Cool raise them as chicks I suppose what stops them from saying good bye?


----------



## deeker (Nov 15, 2008)

ropensaddle said:


> Cool raise them as chicks I suppose what stops them from saying good bye?



They were caught a year and a half ago. Both birds were over a year old then. It takes about a month to have them come back to hand. And hunt. They come back to the hand that feeds them. Keep the birds for two to three years and release them back to the wild. It is fun to work with them.


----------



## ropensaddle (Nov 15, 2008)

deeker said:


> They were caught a year and a half ago. Both birds were over a year old then. It takes about a month to have them come back to hand. And hunt. They come back to the hand that feeds them. Keep the birds for two to three years and release them back to the wild. It is fun to work with them.



Ehhhhhh that hand is protected with a glove ehhhhhh:monkey:

This reminds me we trimmed a remote powerline out and these
two hawks would land right beside us and every so often they
would scoop up a snake sometimes mere feet away we really liked
them birds of prey


----------



## deeker (Nov 15, 2008)

They kill jackrabbits by tearing their skulls open with those talons.

Don't tell the libs. The rabbits might just feel it.

Oh, by the way.....Utah is so dry.....the jackrabbits carry canteens with them.

As do most of our fish.


----------



## tree md (Nov 18, 2008)

That is too cool! I had no idea you could train hawks to hunt for you. Really cool how the dogs work with them. I have one hawk that lands next to me on a regular basis and hunts the same small meadow as me. He has been doing this for three years now. I guess he has just got used to me being there.


----------



## Rookie1 (Nov 18, 2008)

Heres a pic of my chicks after I showed them your thread. They are getting big I cant wait for them to get all their feathers.


----------



## deeker (Nov 18, 2008)

Are those two Rhodies? Or speckled Sussex??


----------



## Rookie1 (Nov 18, 2008)

I have no idea. Neighbor raises gamecocks and a crazy hen nested in my shed.
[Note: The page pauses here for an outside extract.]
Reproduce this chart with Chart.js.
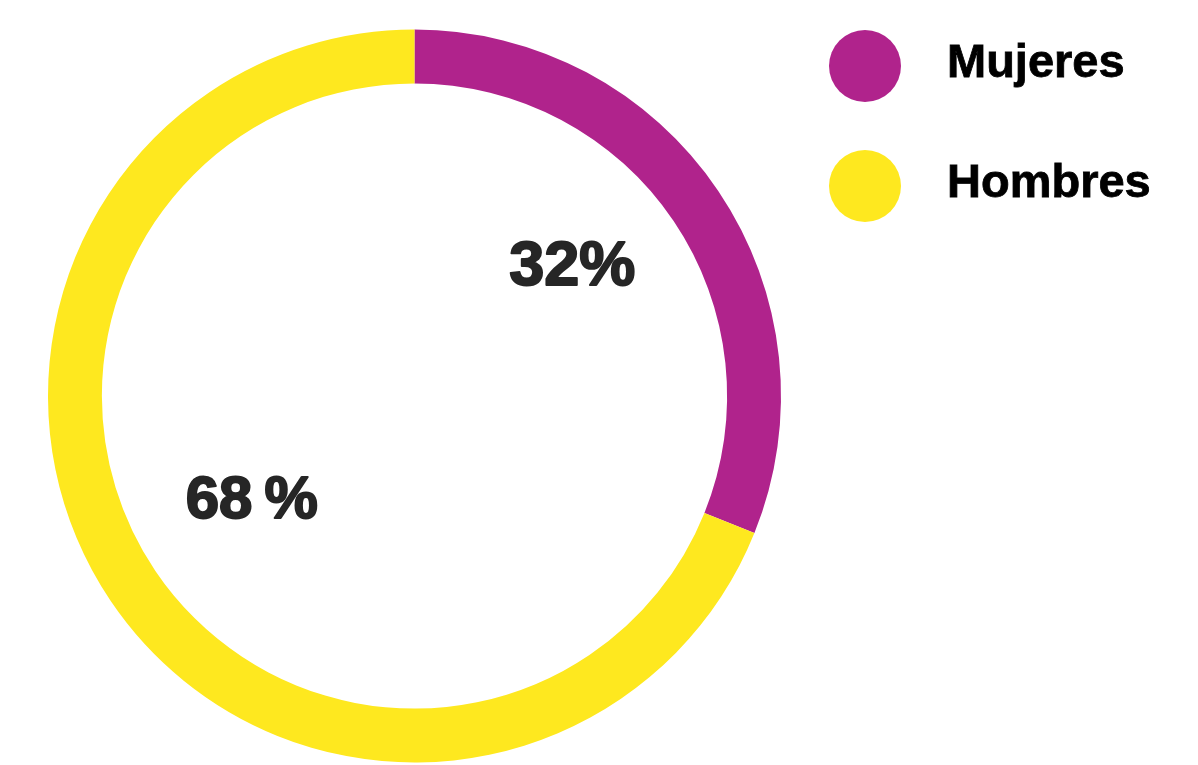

I dont know much about poultry other than the basics. Im hoping to tame these enough to put in a coop outside and collect their eggs. I love free range eggs.


----------



## deeker (Nov 18, 2008)

They might both be "cockrels" - males.

A spur above their back toe gives it away.


----------



## ropensaddle (Nov 19, 2008)

deeker said:


> They might both be "cockrels" - males.
> 
> A spur above their back toe gives it away.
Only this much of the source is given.